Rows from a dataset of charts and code
★ ★ ★ ★ ★
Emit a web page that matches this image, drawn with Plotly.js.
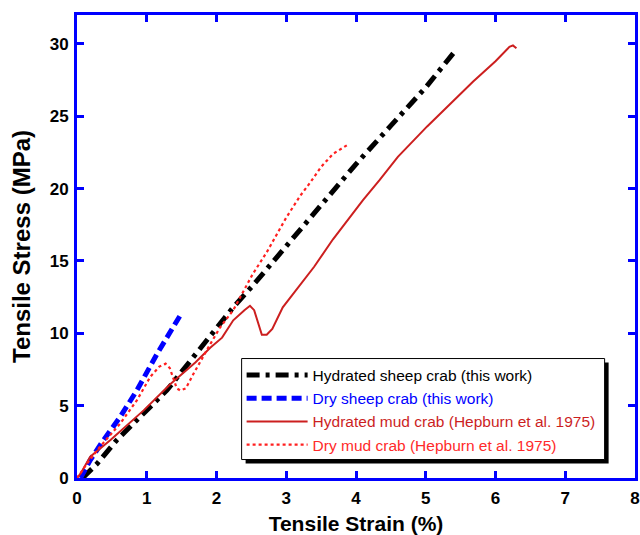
<!DOCTYPE html>
<html>
<head>
<meta charset="utf-8">
<script src="https://cdn.plot.ly/plotly-3.0.1.min.js"></script>
<style>html,body{margin:0;padding:0;background:#fff;}#chart{width:640px;height:535px;}</style>
</head>
<body>
<div id="chart"></div>
<script>
// Hydrated sheep crab (this work)
const hydSheepStrain = [0.08, 0.29, 0.57, 0.96, 1.29, 1.67, 1.94, 2.24, 2.52, 3.34, 4.0, 4.49, 5.0, 5.42];
const hydSheepStress = [0.0, 1.0, 2.62, 4.46, 6.07, 8.37, 10.0, 11.8, 13.3, 18.0, 21.7, 24.3, 27.0, 29.5];
// Dry sheep crab (this work)
const drySheepStrain = [0.05, 0.19, 0.38, 0.62, 0.86, 1.15, 1.48];
const drySheepStress = [0.0, 1.24, 2.62, 4.23, 6.07, 8.6, 11.24];
// Hydrated mud crab (Hepburn et al. 1975)
const hydMudStrain = [0, 0.05, 0.19, 0.48, 0.96, 1.34, 1.7, 1.91, 2.08, 2.24, 2.4, 2.48, 2.54, 2.6, 2.65, 2.72, 2.8, 2.95, 3.2, 3.4, 3.67, 4.1, 4.34, 4.6, 5.02, 5.3, 5.68, 6.0, 6.2, 6.25, 6.3];
const hydMudStress = [0, 0.3, 1.47, 2.62, 4.69, 6.5, 8.0, 9.0, 9.7, 10.9, 11.6, 11.9, 11.6, 10.6, 9.9, 9.9, 10.3, 11.8, 13.4, 14.6, 16.5, 19.2, 20.6, 22.2, 24.3, 25.6, 27.4, 28.8, 29.8, 29.9, 29.7];
// Dry mud crab (Hepburn et al. 1975)
const dryMudStrain = [0, 0.16, 0.33, 0.62, 0.86, 1.05, 1.18, 1.27, 1.33, 1.38, 1.43, 1.48, 1.56, 1.67, 1.76, 1.88, 2.05, 2.24, 2.52, 2.72, 3.0, 3.2, 3.34, 3.5, 3.67, 3.87];
const dryMudStress = [0, 1.1, 2.16, 3.77, 5.38, 6.99, 7.7, 7.9, 7.6, 6.9, 6.2, 6.05, 6.2, 7.2, 8.0, 9.0, 10.4, 11.6, 14.1, 15.6, 18.0, 19.5, 20.4, 21.5, 22.4, 23.0];

const seriesNames = [
  '<span style="color:#000000">Hydrated sheep crab (this work)</span>',
  '<span style="color:#0000ff">Dry sheep crab (this work)</span>',
  '<span style="color:#cc1f1f">Hydrated mud crab (Hepburn et al. 1975)</span>',
  '<span style="color:#ff2a2a">Dry mud crab (Hepburn et al. 1975)</span>'
];

const traces = [
  {x: hydSheepStrain, y: hydSheepStress, name: seriesNames[0], legendgroup: 'a', mode: 'lines',
   line: {color: '#000000', width: 5, dash: '13px,6px,4px,6px'}},
  {x: drySheepStrain, y: drySheepStress, name: seriesNames[1], legendgroup: 'b', mode: 'lines',
   line: {color: '#0000ff', width: 5, dash: '10px,5px'}},
  {x: hydMudStrain, y: hydMudStress, name: seriesNames[2], legendgroup: 'c', mode: 'lines',
   line: {color: '#cc1f1f', width: 2}},
  {x: dryMudStrain, y: dryMudStress, name: seriesNames[3], legendgroup: 'd', mode: 'lines',
   line: {color: '#ff2020', width: 2.2, dash: 'dot'}}
];

const fam = 'Liberation Sans, Arial, sans-serif';
const axisCommon = {
  showline: true, linecolor: '#0000ff', linewidth: 3, mirror: 'ticks',
  ticks: 'inside', ticklen: 7, tickwidth: 3, tickcolor: '#0000ff',
  showgrid: false, zeroline: false,
  tickfont: {family: fam, size: 17, color: '#000', weight: 'bold'}
};

const layout = {
  width: 640, height: 535,
  margin: {l: 77, r: 5, t: 15, b: 57},
  paper_bgcolor: '#fff', plot_bgcolor: '#fff',
  showlegend: true,
  xaxis: Object.assign({}, axisCommon, {
    range: [0, 8], dtick: 1, tick0: 0, ticklabelstandoff: 3,
    title: {text: 'Tensile Strain (%)', standoff: 9,
            font: {family: fam, size: 21, color: '#000', weight: 'bold'}}
  }),
  yaxis: Object.assign({}, axisCommon, {
    range: [0, 32], dtick: 5, tick0: 0, ticklabelstandoff: 2,
    title: {text: 'Tensile Stress (MPa)', standoff: 13,
            font: {family: fam, size: 24, color: '#000', weight: 'bold'}}
  }),
  legend: {
    x: 0.295, y: 0.258, xanchor: 'left', yanchor: 'top',
    bgcolor: 'rgba(0,0,0,0)', borderwidth: 0,
    font: {family: fam, size: 15.5, color: '#000'},
    itemwidth: 61, tracegroupgap: 4, traceorder: 'normal'
  }
};

const gd = document.getElementById('chart');
Plotly.newPlot(gd, traces, layout, {displayModeBar: false, staticPlot: true}).then(function () {
  const bg = gd.querySelector('.legend .bg');
  if (!bg) return;
  const r = bg.getBoundingClientRect();
  const c = gd.getBoundingClientRect();
  const fl = gd._fullLayout;
  const L = fl.margin.l, T = fl.margin.t, W = fl._size.w, H = fl._size.h;
  const px = v => (v - c.left - L) / W;
  const py = v => 1 - (v - c.top - T) / H;
  const left = r.left, right = r.right + 4, top = r.top, bottom = r.bottom - 2;
  return Plotly.relayout(gd, {shapes: [
    {type: 'rect', xref: 'paper', yref: 'paper', layer: 'above',
     x0: px(left + 4), x1: px(right + 4), y0: py(bottom + 4), y1: py(top + 4),
     fillcolor: '#000', line: {width: 0}},
    {type: 'rect', xref: 'paper', yref: 'paper', layer: 'above',
     x0: px(left), x1: px(right), y0: py(bottom), y1: py(top),
     fillcolor: '#fff', line: {width: 1, color: '#000'}}
  ]});
});
</script>
</body>
</html>
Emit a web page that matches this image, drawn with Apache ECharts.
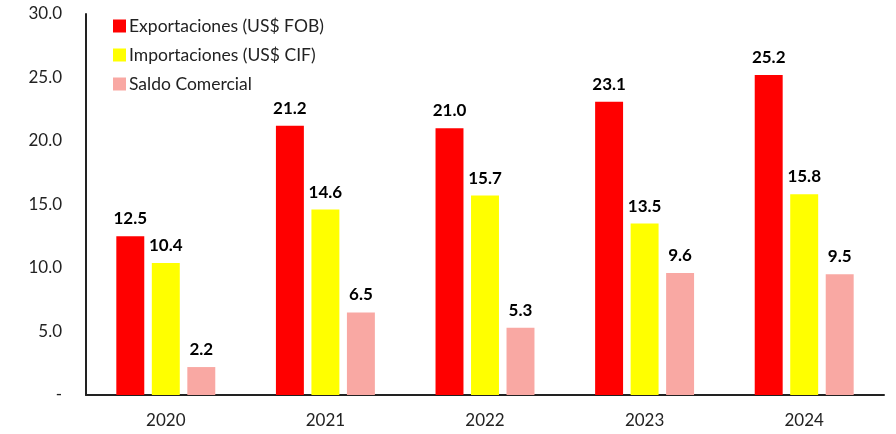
<!DOCTYPE html>
<html>
<head>
<meta charset="utf-8">
<script src="https://cdn.jsdelivr.net/npm/echarts@6/dist/echarts.min.js"></script>
<style>
  html, body { margin: 0; padding: 0; background: #fff; }
  #chart { width: 896px; height: 434px; }
</style>
</head>
<body>
<div id="chart"></div>
<script>
// datos (miles de millones US$)
var years = ['2020', '2021', '2022', '2023', '2024'];
var exportaciones = [12.5, 21.2, 21.0, 23.1, 25.2];
var importaciones = [10.4, 14.6, 15.7, 13.5, 15.8];
var saldo = [2.2, 6.5, 5.3, 9.6, 9.5];
var seriesNames = ['Exportaciones (US$ FOB)', 'Importaciones (US$ CIF)', 'Saldo Comercial'];
var colors = ['#FF0000', '#FFFF00', '#F9A8A3'];

var font = 'Lato, "Open Sans", sans-serif';

var chart = echarts.init(document.getElementById('chart'));

function barSeries(name, data, color) {
    return {
        name: name,
        type: 'bar',
        data: data,
        barGap: '27%',
        barCategoryGap: '38%',
        itemStyle: { color: color },
        label: {
            show: true,
            position: 'top',
            distance: 9,
            color: '#000',
            fontWeight: 'bold',
            fontSize: 17,
            fontFamily: font,
            formatter: function (p) { return p.value.toFixed(1); }
        }
    };
}

chart.setOption({
    animation: false,
    textStyle: { fontFamily: font },
    grid: { left: 86, right: 12, top: 14, bottom: 39 },
    legend: {
        orient: 'vertical',
        left: 108,
        top: 12,
        itemWidth: 13,
        itemHeight: 13,
        itemGap: 11,
        icon: 'rect',
        textStyle: { fontSize: 17.5, color: '#222', fontFamily: font, padding: [0, 0, 0, -2] }
    },
    xAxis: {
        type: 'category',
        data: years,
        axisLine: { lineStyle: { color: '#222', width: 2 } },
        axisTick: { show: false },
        axisLabel: { color: '#222', fontSize: 17, margin: 17, fontFamily: font }
    },
    yAxis: {
        type: 'value',
        min: 0,
        max: 30,
        interval: 5,
        splitLine: { show: false },
        axisLine: { show: true, lineStyle: { color: '#222', width: 2 } },
        axisTick: { show: false },
        axisLabel: {
            color: '#222',
            fontSize: 17,
            margin: 24,
            fontFamily: font,
            formatter: function (v) { return v === 0 ? '-' : v.toFixed(1); }
        }
    },
    series: [
        barSeries(seriesNames[0], exportaciones, colors[0]),
        barSeries(seriesNames[1], importaciones, colors[1]),
        barSeries(seriesNames[2], saldo, colors[2])
    ]
});
</script>
</body>
</html>
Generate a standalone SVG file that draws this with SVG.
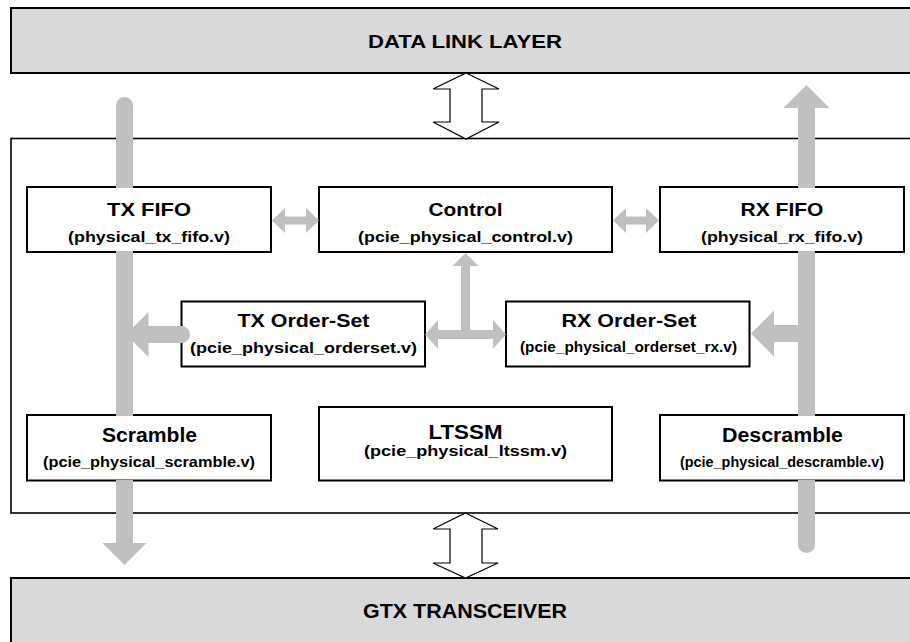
<svg xmlns="http://www.w3.org/2000/svg" width="910" height="642" viewBox="0 0 910 642">
<defs>
<style>
.layer{fill:#d9d9d9;stroke:#000;stroke-width:2}
.frame{fill:#fff;stroke:#000;stroke-width:1.6}
.box{fill:#fff;stroke:#000;stroke-width:2}
.gray{fill:#c0c0c0;stroke:none}
.hollow{fill:#fff;stroke:#000;stroke-width:1.2;stroke-linejoin:miter}
text{font-family:"Liberation Sans",Arial,sans-serif;font-weight:bold;fill:#000;text-anchor:middle}
.t{font-size:18.5px}
.t2{font-size:19.5px}
.s{font-size:15.5px}
.s2{font-size:14.5px}
</style>
</defs>
<rect width="910" height="642" fill="#fff"/>

<g id="data-link-layer">
<rect class="layer" x="11" y="8" width="910" height="65"/>
<text class="t" x="465" y="48" textLength="194" lengthAdjust="spacingAndGlyphs">DATA LINK LAYER</text>
</g>

<g id="physical-layer">
<rect class="frame" x="11" y="138.5" width="910" height="374.5"/>
</g>

<g id="gtx-transceiver">
<rect class="layer" x="11" y="578" width="910" height="80"/>
<text class="t2" x="465" y="618" textLength="204" lengthAdjust="spacingAndGlyphs">GTX TRANSCEIVER</text>
</g>

<g id="tx-fifo">
<rect class="box" x="27" y="187" width="244" height="65"/>
<text class="t" x="149" y="215.5" textLength="84" lengthAdjust="spacingAndGlyphs">TX FIFO</text>
<text class="s" x="149" y="241.5" textLength="162" lengthAdjust="spacingAndGlyphs">(physical_tx_fifo.v)</text>
</g>

<g id="control">
<rect class="box" x="319" y="187" width="293" height="65"/>
<text class="t" x="465.5" y="215.5" textLength="74" lengthAdjust="spacingAndGlyphs">Control</text>
<text class="s" x="465.5" y="241.5" textLength="215" lengthAdjust="spacingAndGlyphs">(pcie_physical_control.v)</text>
</g>

<g id="rx-fifo">
<rect class="box" x="660" y="187" width="244" height="65"/>
<text class="t" x="782" y="215.5" textLength="83" lengthAdjust="spacingAndGlyphs">RX FIFO</text>
<text class="s" x="782" y="241.5" textLength="162" lengthAdjust="spacingAndGlyphs">(physical_rx_fifo.v)</text>
</g>

<g id="tx-order-set">
<rect class="box" x="181.5" y="301.5" width="243.5" height="65"/>
<text class="t" x="303.5" y="327" textLength="132" lengthAdjust="spacingAndGlyphs">TX Order-Set</text>
<text class="s" x="303.5" y="353" textLength="227" lengthAdjust="spacingAndGlyphs">(pcie_physical_orderset.v)</text>
</g>

<g id="rx-order-set">
<rect class="box" x="506" y="301.5" width="243.5" height="65"/>
<text class="t" x="629" y="327" textLength="135" lengthAdjust="spacingAndGlyphs">RX Order-Set</text>
<text class="s2" x="628.5" y="352" textLength="217" lengthAdjust="spacingAndGlyphs">(pcie_physical_orderset_rx.v)</text>
</g>

<g id="scramble">
<rect class="box" x="27" y="415" width="244" height="65.5"/>
<text class="t2" x="149.5" y="442" textLength="95" lengthAdjust="spacingAndGlyphs">Scramble</text>
<text class="s2" x="149" y="467" textLength="212" lengthAdjust="spacingAndGlyphs">(pcie_physical_scramble.v)</text>
</g>

<g id="ltssm">
<rect class="box" x="319" y="407" width="293" height="73.5"/>
<text class="t2" x="465.5" y="439" textLength="74" lengthAdjust="spacingAndGlyphs">LTSSM</text>
<text class="s" x="465.5" y="456" textLength="203" lengthAdjust="spacingAndGlyphs">(pcie_physical_ltssm.v)</text>
</g>

<g id="descramble">
<rect class="box" x="660" y="415" width="244" height="65.5"/>
<text class="t2" x="782.5" y="442" textLength="121" lengthAdjust="spacingAndGlyphs">Descramble</text>
<text class="s2" x="782" y="467" textLength="204" lengthAdjust="spacingAndGlyphs">(pcie_physical_descramble.v)</text>
</g>

<g id="connectors">
<!-- hollow interface arrows -->
<path class="hollow" d="M466,73 L499,89 H482 V122 H499 L466,139 L433,122 H450 V89 H433 Z"/>
<path class="hollow" d="M465.5,513 L498,529 H482 V563 H498 L465.5,578 L433,563 H450 V529 H433 Z"/>

<!-- TX data path (left bar, down) -->
<path class="gray" d="M116,188 V105.5 A8.5,8.5 0 0 1 133,105.5 V188 Z"/>
<rect class="gray" x="116" y="251" width="17" height="165"/>
<path class="gray" d="M116,480 V543 H102.5 L124.5,565 L146.5,543 H133 V480 Z"/>

<!-- RX data path (right bar, up) -->
<path class="gray" d="M806.5,85 L829.5,108 H815 V188 H798 V108 H783.5 Z"/>
<rect class="gray" x="798" y="251" width="17" height="165"/>
<path class="gray" d="M798,480 V544.5 A8.5,8.5 0 0 0 815,544.5 V480 Z"/>

<!-- TX Order-Set to TX path -->
<path class="gray" d="M126,334.5 L148.5,312 V326 H181.5 A8.5,8.5 0 0 1 181.5,343 H148.5 V357 Z"/>
<!-- RX path to RX Order-Set -->
<path class="gray" d="M751,333.5 L774,310.5 V325 H799 V342 H774 V356.5 Z"/>

<!-- TX FIFO <-> Control -->
<path class="gray" d="M272,220.5 L285,208 V216.5 H306 V208 L319,220.5 L306,233 V224.5 H285 V233 Z"/>
<!-- Control <-> RX FIFO -->
<path class="gray" d="M613,220.5 L626,208 V216.5 H646 V208 L659,220.5 L646,233 V224.5 H626 V233 Z"/>

<!-- Control <-> Order-Sets -->
<path class="gray" d="M465.5,253 L478.5,266 H470 V330 H493 V320 L506,334.5 L493,349 V339 H438 V349 L425,334.5 L438,320 V330 H461 V266 H452.5 Z"/>
</g>
</svg>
★ ★ ★ ★ ★
- DESCRIPTION OF THE TASK: Write only the number of lines in the records that include the word "this".

- FINAL RESULT: 7